Rixa (Runtime Initialization by pmiX Adoption) is a high-performance library that provides a unified and efficient way to bootstrap distributed PyTorch jobs. It leverages PMIx 5.0 to seamlessly launch PyTorch workloads on large-scale HPC clusters, eliminating the need to manually specify the master IP address and port.
Standard PyTorch bootstrapping (TCP/File-store) is built for cloud portability but often
struggles with scale and reliability on bare-metal HPC clusters.
rixa bypasses these overheads by using PMIx as a native high-performance key-value store, providing
-
Zero-config Launching: No master IP/Port orchestration required.
-
HPC Native: Leverages existing Slurm, Flux, or OpenMPI environments.
-
ABI Compatibility: Built on PMIx 5.0+ (ABI stable), ensuring portability across different MPI/PMIx versions.
Note
For detailed installation instructions, see the wiki.
In order to install one needs to specify the version of the library.
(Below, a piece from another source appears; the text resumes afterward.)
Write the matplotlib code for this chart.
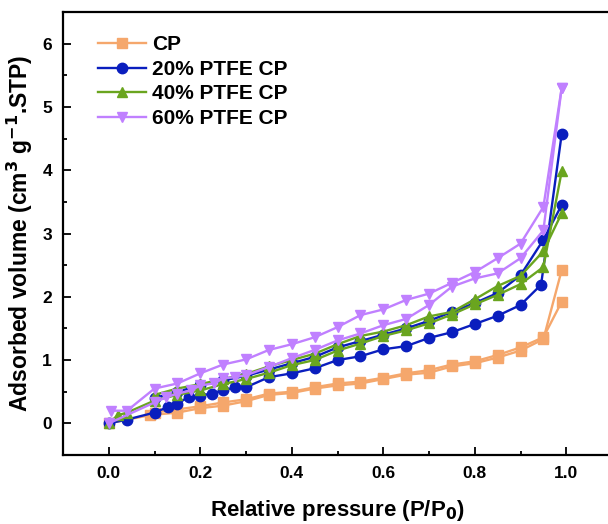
import matplotlib
matplotlib.use('Agg')
import matplotlib.pyplot as plt
from matplotlib.ticker import MultipleLocator

plt.rcParams['font.family'] = ['Liberation Sans', 'DejaVu Sans']
plt.rcParams['font.weight'] = 'bold'

labels = ['CP', '20% PTFE CP', '40% PTFE CP', '60% PTFE CP']
colors = ['#F5A76C', '#0A1EBE', '#6AA51F', '#C080FF']
markers = ['s', 'o', '^', 'v']

# adsorption branches
cp_ads_x = [0.0, 0.09, 0.15, 0.2, 0.25, 0.3, 0.35, 0.4, 0.45, 0.5, 0.55, 0.6, 0.65, 0.7, 0.75, 0.8, 0.85, 0.9, 0.95, 0.99]
cp_ads_y = [0.0, 0.13, 0.17, 0.24, 0.28, 0.35, 0.45, 0.48, 0.55, 0.6, 0.63, 0.7, 0.77, 0.8, 0.9, 0.95, 1.04, 1.15, 1.33, 2.42]
p20_ads_x = [0.0, 0.04, 0.1, 0.13, 0.15, 0.175, 0.2, 0.225, 0.25, 0.275, 0.3, 0.35, 0.4, 0.45, 0.5, 0.55, 0.6, 0.65, 0.7, 0.75, 0.8, 0.85, 0.9, 0.945, 0.99]
p20_ads_y = [0.0, 0.06, 0.17, 0.26, 0.31, 0.42, 0.44, 0.47, 0.52, 0.57, 0.57, 0.73, 0.79, 0.87, 1.0, 1.06, 1.17, 1.22, 1.35, 1.44, 1.57, 1.7, 1.87, 2.19, 4.57]
p40_ads_x = [0.0, 0.02, 0.04, 0.1, 0.15, 0.2, 0.25, 0.3, 0.35, 0.4, 0.45, 0.5, 0.55, 0.6, 0.65, 0.7, 0.75, 0.8, 0.85, 0.9, 0.95, 0.99]
p40_ads_y = [0.0, 0.13, 0.17, 0.36, 0.45, 0.52, 0.62, 0.7, 0.8, 0.92, 1.0, 1.15, 1.26, 1.38, 1.47, 1.58, 1.72, 1.88, 2.03, 2.2, 2.47, 3.98]
p60_ads_x = [0.0, 0.1, 0.125, 0.15, 0.18, 0.2, 0.23, 0.25, 0.275, 0.3, 0.35, 0.4, 0.45, 0.5, 0.55, 0.6, 0.65, 0.7, 0.75, 0.8, 0.85, 0.9, 0.95, 0.99]
p60_ads_y = [0.0, 0.33, 0.41, 0.47, 0.52, 0.6, 0.63, 0.71, 0.73, 0.76, 0.89, 1.03, 1.16, 1.31, 1.42, 1.55, 1.65, 1.87, 2.16, 2.29, 2.37, 2.61, 3.05, 5.3]

# desorption branches
cp_des_x = [0.99, 0.95, 0.9, 0.85, 0.8, 0.75, 0.7, 0.65, 0.6, 0.55, 0.5, 0.45, 0.4, 0.35, 0.3, 0.25, 0.2, 0.15, 0.1]
cp_des_y = [1.92, 1.36, 1.2, 1.08, 0.98, 0.93, 0.84, 0.79, 0.72, 0.66, 0.63, 0.57, 0.5, 0.47, 0.38, 0.33, 0.27, 0.22, 0.17]
p20_des_x = [0.99, 0.95, 0.9, 0.85, 0.8, 0.75, 0.7, 0.65, 0.6, 0.55, 0.5, 0.45, 0.4, 0.35, 0.3, 0.25, 0.2, 0.15, 0.1]
p20_des_y = [3.45, 2.9, 2.34, 2.06, 1.9, 1.76, 1.62, 1.5, 1.4, 1.3, 1.2, 1.05, 0.95, 0.85, 0.75, 0.68, 0.6, 0.5, 0.4]
p40_des_x = [0.99, 0.95, 0.9, 0.85, 0.8, 0.75, 0.7, 0.65, 0.6, 0.55, 0.5, 0.45, 0.4, 0.35, 0.3, 0.25, 0.2, 0.15, 0.1]
p40_des_y = [3.32, 2.72, 2.33, 2.17, 1.96, 1.76, 1.69, 1.55, 1.45, 1.38, 1.25, 1.1, 1.0, 0.9, 0.78, 0.7, 0.62, 0.55, 0.45]
p60_des_x = [0.99, 0.95, 0.9, 0.85, 0.8, 0.75, 0.7, 0.65, 0.6, 0.55, 0.5, 0.45, 0.4, 0.35, 0.3, 0.25, 0.2, 0.15, 0.1, 0.04, 0.005]
p60_des_y = [5.3, 3.42, 2.84, 2.61, 2.39, 2.22, 2.05, 1.95, 1.8, 1.71, 1.52, 1.36, 1.25, 1.16, 1.01, 0.93, 0.79, 0.63, 0.55, 0.2, 0.2]

ads = [(cp_ads_x, cp_ads_y), (p20_ads_x, p20_ads_y), (p40_ads_x, p40_ads_y), (p60_ads_x, p60_ads_y)]
des = [(cp_des_x, cp_des_y), (p20_des_x, p20_des_y), (p40_des_x, p40_des_y), (p60_des_x, p60_des_y)]

fig = plt.figure(figsize=(6.08, 5.24), dpi=100)
ax = fig.add_axes([63/608, 69/524, 549/608, 443/524])

for i in range(4):
    ax.plot(ads[i][0], ads[i][1], color=colors[i], marker=markers[i], ms=7.5, lw=1.7, label=labels[i])
    ax.plot(des[i][0], des[i][1], color=colors[i], marker=markers[i], ms=7.5, lw=1.7)

ax.set_xlim(-0.1, 1.1)
ax.set_ylim(-0.5, 6.5)
ax.xaxis.set_major_locator(MultipleLocator(0.2))
ax.xaxis.set_minor_locator(MultipleLocator(0.1))
ax.yaxis.set_major_locator(MultipleLocator(1))
ax.yaxis.set_minor_locator(MultipleLocator(0.5))
ax.set_xticks([0.0, 0.2, 0.4, 0.6, 0.8, 1.0])
ax.set_xticklabels(['0.0', '0.2', '0.4', '0.6', '0.8', '1.0'])
ax.tick_params(which='major', direction='in', length=6, width=1.3, labelsize=12.5, pad=8)
ax.tick_params(which='minor', direction='in', length=3, width=1.3)
for s in ax.spines.values():
    s.set_linewidth(1.6)

ax.set_xlabel('Relative pressure (P/P$_\\mathbf{0}$)', fontsize=16, fontweight='bold', labelpad=12)
ax.set_ylabel('Adsorbed volume (cm$^\\mathbf{3}$ g$^\\mathbf{-1}$.STP)', fontsize=16.5, fontweight='bold', labelpad=5)

ax.legend(loc='upper left', bbox_to_anchor=(0.03, 0.99), frameon=False, fontsize=15,
          handlelength=2.3, handletextpad=0.3, labelspacing=0.27)

fig.savefig('out.png', dpi=100)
Currently two versions are supported, pytorch and nvshmem.
They can be easily installed with
# Install for PyTorch support
pip install "rixa[pytorch]"
# Install for NVSHMEM support
pip install "rixa[nvshmem]"Note
For more use cases, see the wiki.
One can use rixa to start PyTorch distributed job with one simple line
import rixa
rixa.pytorch.init_process_group(pytorch_argument1, pytorch_argument2, keyword2=pytorch_parameter)Jobs can be launched with any PMIx 5.0-compatible plugin, starting with prrte, some MPI implementations (OpenMPI 5.0),
native job launcher plugins to SLURM or Flux. Example:
prterun -n 16 python3 -c "import rixa; rixa.pytorch.init_process_group(); import torch; print(torch.distributed.get_rank())"Remember to manually finalize the backend!
torch.distributed.destroy_process_group()Nvshmem usage is very similar to the pytorch usage, one needs to use a thin wrapper around the native nvshmem init.
Example:
import rixa
from cuda.core import Device
store = rixa.PMIxStore(30) #manualy specify the PMIx backend with manual timeout, can become handy to set the device
dev = Device(0) #first device or just set based on the use case
rixa.nvshmem.init(dev, store) #device, storeRemember to manually finalize the backend!
nvshmem.finalize()- Support for NVSHMEM (pytorch, cupy)
- Support for JAX